[To do]: Omit the pictures and print exactly the lines of the listing below, starting at the first and ending at the line containing "(0,0) rectangle (702,590);".

[The records]:
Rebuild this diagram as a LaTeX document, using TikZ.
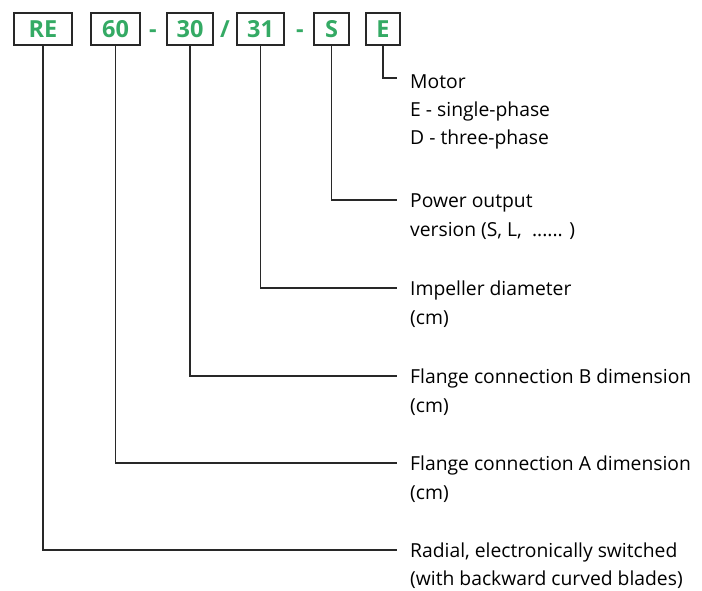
\documentclass[tikz,border=0pt]{standalone}
\usepackage{fontspec}
\setmainfont{Open Sans}
\usepackage{xcolor}
\usetikzlibrary{positioning}
\definecolor{codegreen}{RGB}{52,170,100}
\definecolor{codeframe}{RGB}{40,40,40}

\begin{document}
\begin{tikzpicture}[
  x=1pt, y=-1pt,
  code/.style={draw=codeframe, line width=1.1pt, minimum height=32pt,
               inner sep=0pt, text height=17pt, text depth=0pt,
               text=codegreen, font=\fontsize{23.5}{23.5}\selectfont\bfseries},
  sep/.style={text=codegreen, inner sep=0pt, text height=17pt, text depth=0pt,
              font=\fontsize{23.5}{23.5}\selectfont\bfseries},
  lbl/.style={inner sep=0pt, anchor=west, text height=15pt, text depth=1pt,
              font=\fontsize{19.3}{19.3}\selectfont},
  sub/.style={inner sep=0pt, text height=15pt, text depth=1pt,
              font=\fontsize{19.3}{19.3}\selectfont},
  lead/.style={line width=1.1pt, draw=codeframe},
]
\useasboundingbox (0,0) rectangle (702,590);

% type code boxes
\node[code, minimum width=58pt] (re)  at (43,29)    {RE};
\node[code, minimum width=49pt] (dia) at (115.5,29) {60};
\node[sep]                      (d1)  at (153,29)   {-};
\node[code, minimum width=46pt] (fb)  at (190,29)   {30};
\node[sep]                      (sl)  at (225,29)   {/};
\node[code, minimum width=47pt] (imp) at (260.5,29) {31};
\node[sep]                      (d2)  at (300,29)   {-};
\node[code, minimum width=35pt] (pow) at (331.5,29) {S};
\node[code, minimum width=34pt] (mot) at (383,29)   {E};

% explanations
\node[lbl] (motL)  at (410,81)  {Motor};
\node[sub, below right=12pt and 0pt of motL.south west] (motL2) {E - single-phase};
\node[sub, below right=12pt and 0pt of motL2.south west] (motL3) {D - three-phase};

\node[lbl] (powL)  at (410,200) {Power output};
\node[sub, below right=13pt and 0pt of powL.south west] (powL2) {version (S, L,\ \ ...... )};

\node[lbl] (impL)  at (410,288) {Impeller diameter};
\node[sub, below right=13pt and 0pt of impL.south west] (impL2) {(cm)};

\node[lbl] (fbL)   at (410,376) {Flange connection B dimension};
\node[sub, below right=13pt and 0pt of fbL.south west] (fbL2) {(cm)};

\node[lbl] (diaL)  at (410,463) {Flange connection A dimension};
\node[sub, below right=13pt and 0pt of diaL.south west] (diaL2) {(cm)};

\node[lbl] (reL)   at (410,550) {Radial, electronically switched};
\node[sub, below right=12pt and 0pt of reL.south west] (reL2) {(with backward curved blades)};

% leaders
\draw[lead] (mot.south) |- ([xshift=-13pt, yshift=3pt]motL.west);
\draw[lead] (pow.south) |- ([xshift=-13pt]powL.west);
\draw[lead] (imp.south) |- ([xshift=-13pt]impL.west);
\draw[lead] (fb.south)  |- ([xshift=-13pt]fbL.west);
\draw[lead] (dia.south) |- ([xshift=-13pt]diaL.west);
\draw[lead] (re.south)  |- ([xshift=-13pt]reL.west);

\end{tikzpicture}
\end{document}
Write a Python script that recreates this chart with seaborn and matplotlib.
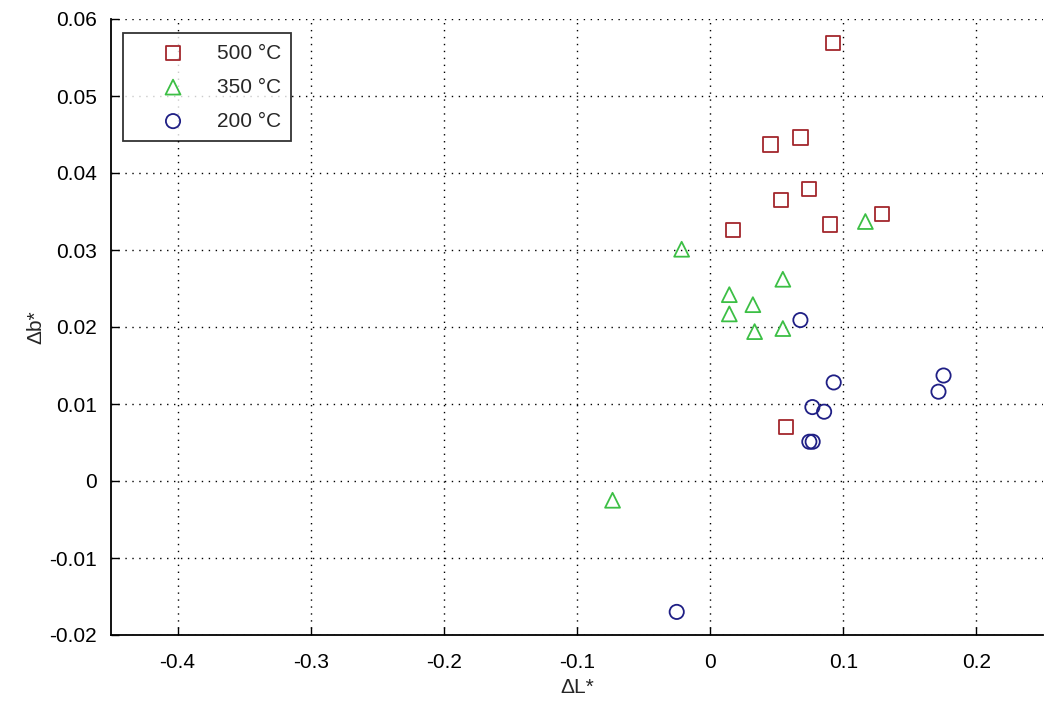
import matplotlib
matplotlib.use("Agg")
import matplotlib.pyplot as plt
import seaborn as sns
import pandas as pd

# ---- data ----
x_500 = [0.0920, 0.0454, 0.0678, 0.0531, 0.0743, 0.0174, 0.0903, 0.1290, 0.0571]
y_500 = [0.0569, 0.0437, 0.0446, 0.0365, 0.0379, 0.0326, 0.0333, 0.0347, 0.0070]

x_350 = [0.1166, -0.0214, 0.0546, 0.0144, 0.0321, 0.0144, 0.0334, 0.0546, -0.0733]
y_350 = [0.0337, 0.0301, 0.0262, 0.0242, 0.0229, 0.0217, 0.0194, 0.0198, -0.0025]

x_200 = [0.0678, 0.0928, 0.0768, 0.0856, 0.0745, 0.0770, 0.1753, 0.1715, -0.0251]
y_200 = [0.0209, 0.0128, 0.0096, 0.0090, 0.0051, 0.0051, 0.0137, 0.0116, -0.0170]

labels = ["500 °C", "350 °C", "200 °C"]
x_ticks = [-0.4, -0.3, -0.2, -0.1, 0, 0.1, 0.2]
x_ticklabels = ["-0.4", "-0.3", "-0.2", "-0.1", "0", "0.1", "0.2"]
y_ticks = [-0.02, -0.01, 0, 0.01, 0.02, 0.03, 0.04, 0.05, 0.06]
y_ticklabels = ["-0.02", "-0.01", "0", "0.01", "0.02", "0.03", "0.04", "0.05", "0.06"]

sns.set_style("white")
plt.rcParams["font.family"] = ["Liberation Sans", "DejaVu Sans"]

FS = 15

fig = plt.figure(figsize=(10.45, 7.06), dpi=100)
ax = fig.add_axes([111 / 1045, 71 / 706, 932 / 1045, 616 / 706])

series = [
    (x_500, y_500, labels[0], "s", "#a3262c", 105),
    (x_350, y_350, labels[1], "^", "#3cbf45", 115),
    (x_200, y_200, labels[2], "o", "#1f1f85", 105),
]
for xs, ys, lab, mk, col, sz in series:
    df = pd.DataFrame({"dL": xs, "db": ys})
    sns.scatterplot(data=df, x="dL", y="db", ax=ax, marker=mk, s=sz,
                    facecolor="none", edgecolor=col, linewidth=1.3, label=lab)

ax.set_xlim(-0.45, 0.25)
ax.set_ylim(-0.02, 0.06)
ax.set_xticks(x_ticks)
ax.set_xticklabels(x_ticklabels)
ax.set_yticks(y_ticks)
ax.set_yticklabels(y_ticklabels)
ax.tick_params(axis="both", direction="in", length=6, width=1.0, labelsize=FS,
               colors="black", bottom=True, left=True)
ax.tick_params(axis="x", pad=13)
ax.tick_params(axis="y", pad=10)
ax.grid(True, linestyle=(0, (1, 4)), color="black", linewidth=1.0)
for side in ["top", "right"]:
    ax.spines[side].set_visible(False)
for side in ["left", "bottom"]:
    ax.spines[side].set_color("black")
    ax.spines[side].set_linewidth(1.3)

ax.set_xlabel("ΔL*", fontsize=FS, labelpad=4)
ax.set_ylabel("Δb*", fontsize=FS, labelpad=3)

leg = ax.legend(loc="upper left", bbox_to_anchor=(0.0129, 0.977), borderaxespad=0,
                fontsize=FS, frameon=True, fancybox=False, edgecolor="black",
                handletextpad=0.2, borderpad=0.5, labelspacing=0.72,
                handlelength=3.8)
leg.get_frame().set_linewidth(1.3)

fig.savefig("out.png", dpi=100)
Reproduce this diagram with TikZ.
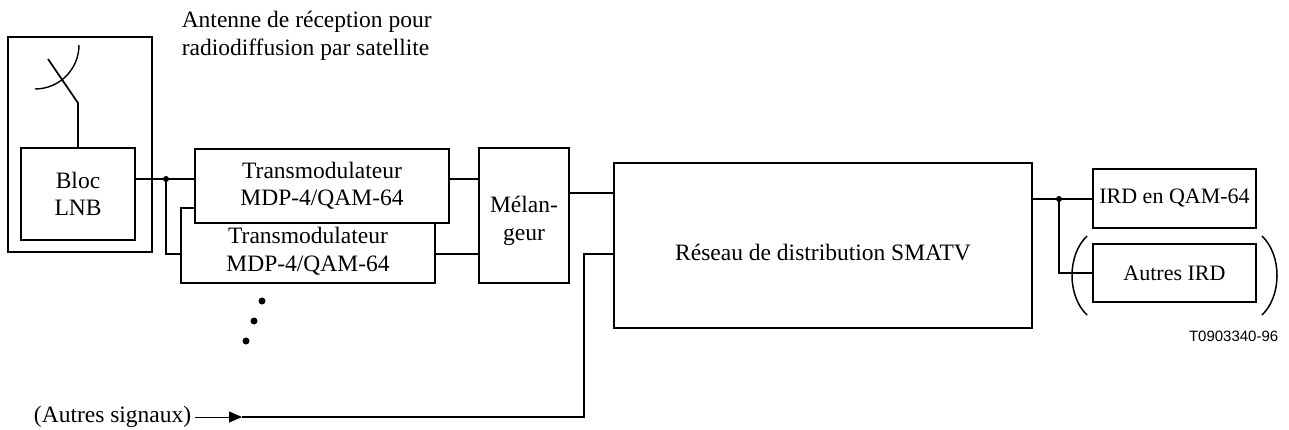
\documentclass[tikz,border=0pt]{standalone}
\usepackage{fontspec}
\setmainfont{Liberation Serif}
\setsansfont{Liberation Sans}
\usetikzlibrary{
    arrows.meta,
    calc,
    positioning
}

\begin{document}
\begin{tikzpicture}[x=1pt, y=-1pt, line width=1.5pt,
        blk/.style={draw, fill=white, inner sep=1pt, align=center, font=\fontsize{23.5}{27.5}\selectfont},
        txt/.style={inner sep=0pt, align=left, font=\fontsize{23.5}{28}\selectfont},
        wire/.style={line width=1.7pt}]
    \useasboundingbox (0,0) rectangle (1289,430);
    % antenne et bloc LNB
    \draw (8,37) rectangle (152,252);
    \node[blk, minimum width=114pt, minimum height=92pt] (lnb) at (78,194) {Bloc\\LNB};
    \draw[wire] (lnb.north) -- (78,103) -- (48,59);
    \draw[line width=1.4pt] (35,89) arc[start angle=270, end angle=360, radius=44pt];
    \node[txt, anchor=west] (ant) at (181,36) {Antenne de réception pour\\radiodiffusion par satellite};
    % transmodulateurs
    \node[blk, minimum width=254pt, minimum height=75pt,
        label={[txt, align=center, yshift=-5.5pt]center:Transmodulateur\\MDP-4/QAM-64}] (tm2) at (308,245.5) {};
    \node[blk, minimum width=254pt, minimum height=74pt] (tm1) at (322,186) {Transmodulateur\\MDP-4/QAM-64};
    \foreach \p in {(262,301), (254,321), (246,341)}
        \fill \p circle (3.5pt);
    \node[blk, minimum width=90pt, minimum height=135pt,
        label={[txt, align=center, yshift=-5pt]center:Mélan-\\geur}] (mel) at (524,215.5) {};
    \node[blk, minimum width=418pt, minimum height=165pt,
        label={[txt, yshift=-7.5pt]center:Réseau de distribution SMATV}] (res) at (823,245.5) {};
    \node[blk, font=\fontsize{22}{26}\selectfont, minimum width=163pt, minimum height=59pt] (ird) at (1174.5,198.5) {IRD en QAM-64};
    \node[blk, font=\fontsize{22}{26}\selectfont, minimum width=163pt, minimum height=58pt] (aird) at (1174.5,273) {Autres IRD};
    \node[txt, anchor=east] (sig) at (192,417) {(Autres signaux)};
    \node[inner sep=0pt, anchor=east, font=\sffamily\fontsize{15}{18}\selectfont] (ref) at (1279,336) {T0903340-96};
    % niveaux des liaisons
    \coordinate (j1) at (166,179);
    \coordinate (j2) at (1059,199);
    \coordinate (lvlA) at (0,179);
    \coordinate (lvlB) at (0,254);
    \coordinate (lvlC) at (0,193);
    \coordinate (tip) at (242,417);
    \coordinate (bend) at (584,417);
    % liaisons
    \draw[wire]
    (lnb.east |- j1) -- (j1) -- (j1 -| tm1.west)
    (j1) |- (tm2.west |- lvlB)
    (tm1.east |- lvlA) -- (mel.west |- lvlA)
    (tm2.east |- lvlB) -- (mel.west |- lvlB)
    (mel.east |- lvlC) -- (res.west |- lvlC)
    (res.east |- j2) -- (j2) -- (j2 -| ird.west)
    (j2) |- (aird.west)
    (tip) -- (bend) |- (res.west |- lvlB);
    \draw[line width=0.9pt, -{Triangle[length=13pt, width=11pt]}] ([xshift=3pt]sig.east) -- (tip);
    \fill (j1) circle (3pt) (j2) circle (3pt);
    % parentheses
    \draw[line width=1.5pt] (1087,236) .. controls (1067,255) and (1067,296) .. (1087,315);
    \draw[line width=1.5pt] (1262,236) .. controls (1282,255) and (1282,296) .. (1262,315);
\end{tikzpicture}
\end{document}
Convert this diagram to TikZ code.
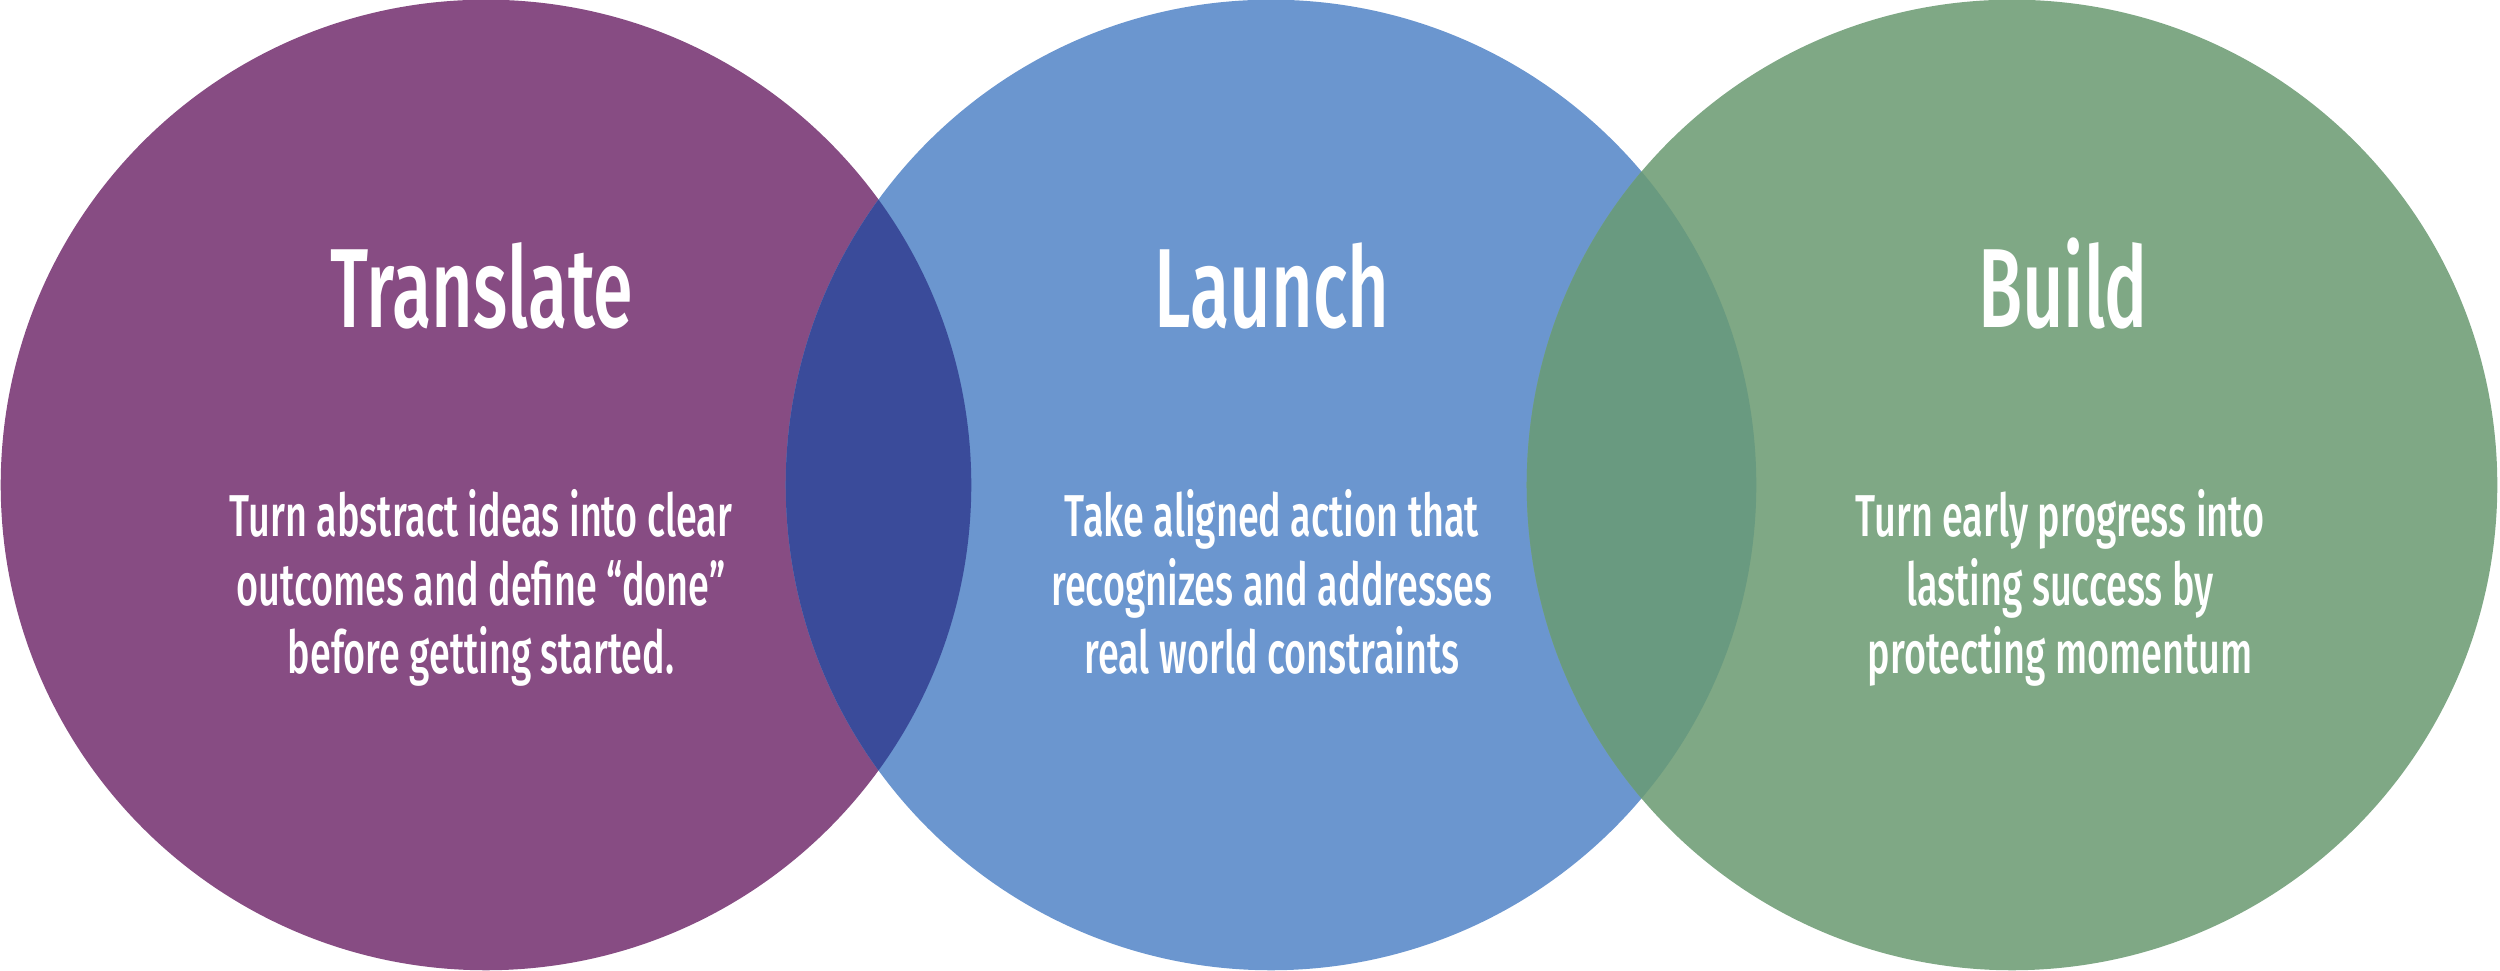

[Answer to the task]:
Rebuild this diagram as a LaTeX document, using TikZ.
\documentclass[tikz,border=0pt]{standalone}
\usepackage{fontspec}
\setmainfont{Open Sans}
\usepackage{xcolor}
\usetikzlibrary{positioning}
\definecolor{codegreen}{RGB}{52,170,100}
\definecolor{codeframe}{RGB}{40,40,40}

\begin{document}
\begin{tikzpicture}[
  x=1pt, y=-1pt,
  code/.style={draw=codeframe, line width=1.1pt, minimum height=32pt,
               inner sep=0pt, text height=17pt, text depth=0pt,
               text=codegreen, font=\fontsize{23.5}{23.5}\selectfont\bfseries},
  sep/.style={text=codegreen, inner sep=0pt, text height=17pt, text depth=0pt,
              font=\fontsize{23.5}{23.5}\selectfont\bfseries},
  lbl/.style={inner sep=0pt, anchor=west, text height=15pt, text depth=1pt,
              font=\fontsize{19.3}{19.3}\selectfont},
  sub/.style={inner sep=0pt, text height=15pt, text depth=1pt,
              font=\fontsize{19.3}{19.3}\selectfont},
  lead/.style={line width=1.1pt, draw=codeframe},
]
\useasboundingbox (0,0) rectangle (702,590);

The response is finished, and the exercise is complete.